Congress leaders were divided over whether or not such a body had any power or authority of its own. The Indian Independence Act passed by the British Parliament came into effect on August 15, 1947, giving the Constituent Assembly the legal status it had assumed since its inception.
The Cabinet Mission Plan faded into history, and the Constituent Assembly settled down to draft free India's Constitution.
On November 25, 1949, when Dr B.R.Ambedkar, Chairman of the Drafting Committee, delivered a speech to mark the completion of the Constituent Assembly's uphill task of framing the Indian Constitution, it had been two years, eleven months and seventeen days since it first met on December 9, 1946.
“The Cabinet Mission failed because the Congress and the Muslim League were too far alienated from each other and any reconciliation was a pipe dream.
During this period, the Constituent Assembly had altogether held eleven sessions and out of these eleven sessions, the first six were spent passing the Objective Resolution and on the consideration of the reports of committees on fundamental rights, Union Constitution, Union powers, provincial Constitution, minorities, the Scheduled Areas and Scheduled Tribes.

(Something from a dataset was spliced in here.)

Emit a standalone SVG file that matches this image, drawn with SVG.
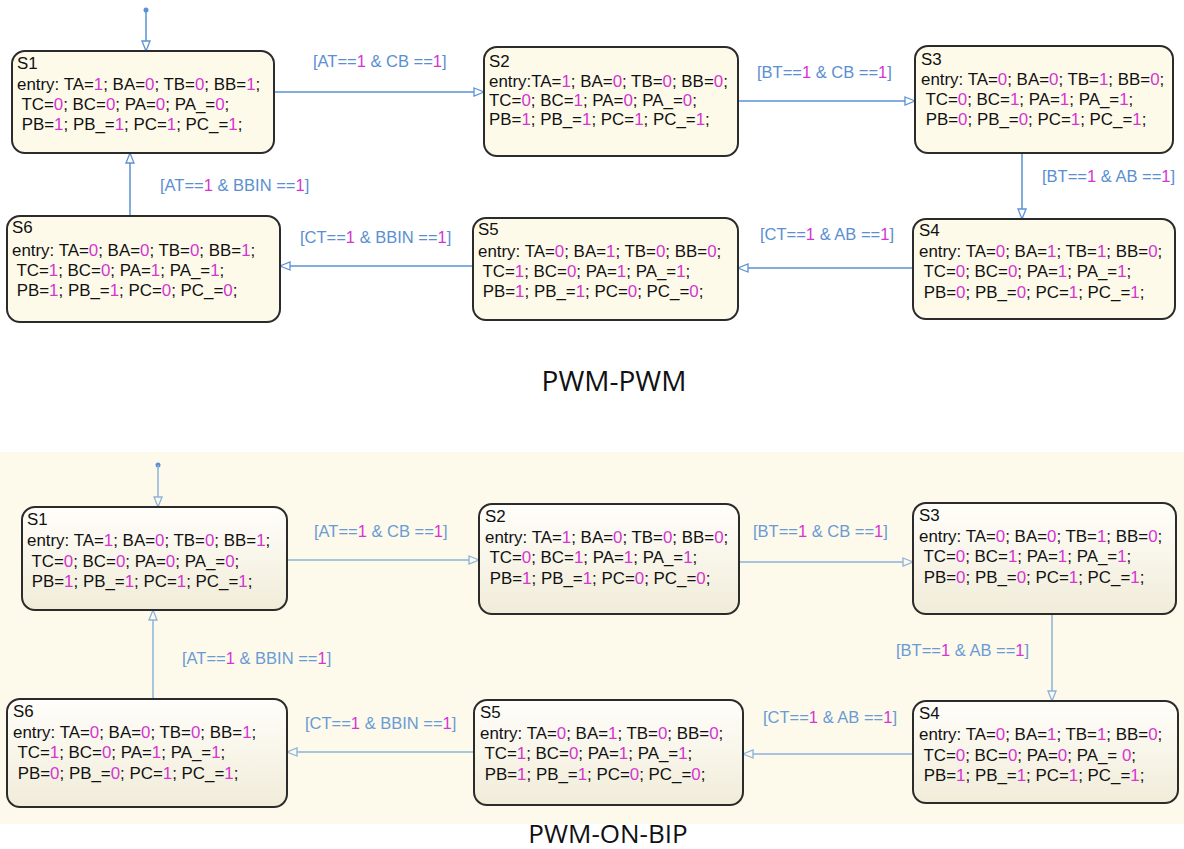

The seventh, eighth, ninth, tenth and eleventh sessions were devoted to the consideration of the Draft Constitution. These eleven sessions of the Constituent Assembly had consumed 165 days. Of these, the assembly spent 114 days for the consideration of the draft Constitution.
The number of articles in the draft Constitution at the end of the consideration stage was increased to 386. In its final form, the draft Constitution contained 395 Articles and eight Schedules. The total number of amendments to the draft Constitution tabled was approximately 7,635. Of them, the number of amendments actually moved in the house was 2,473.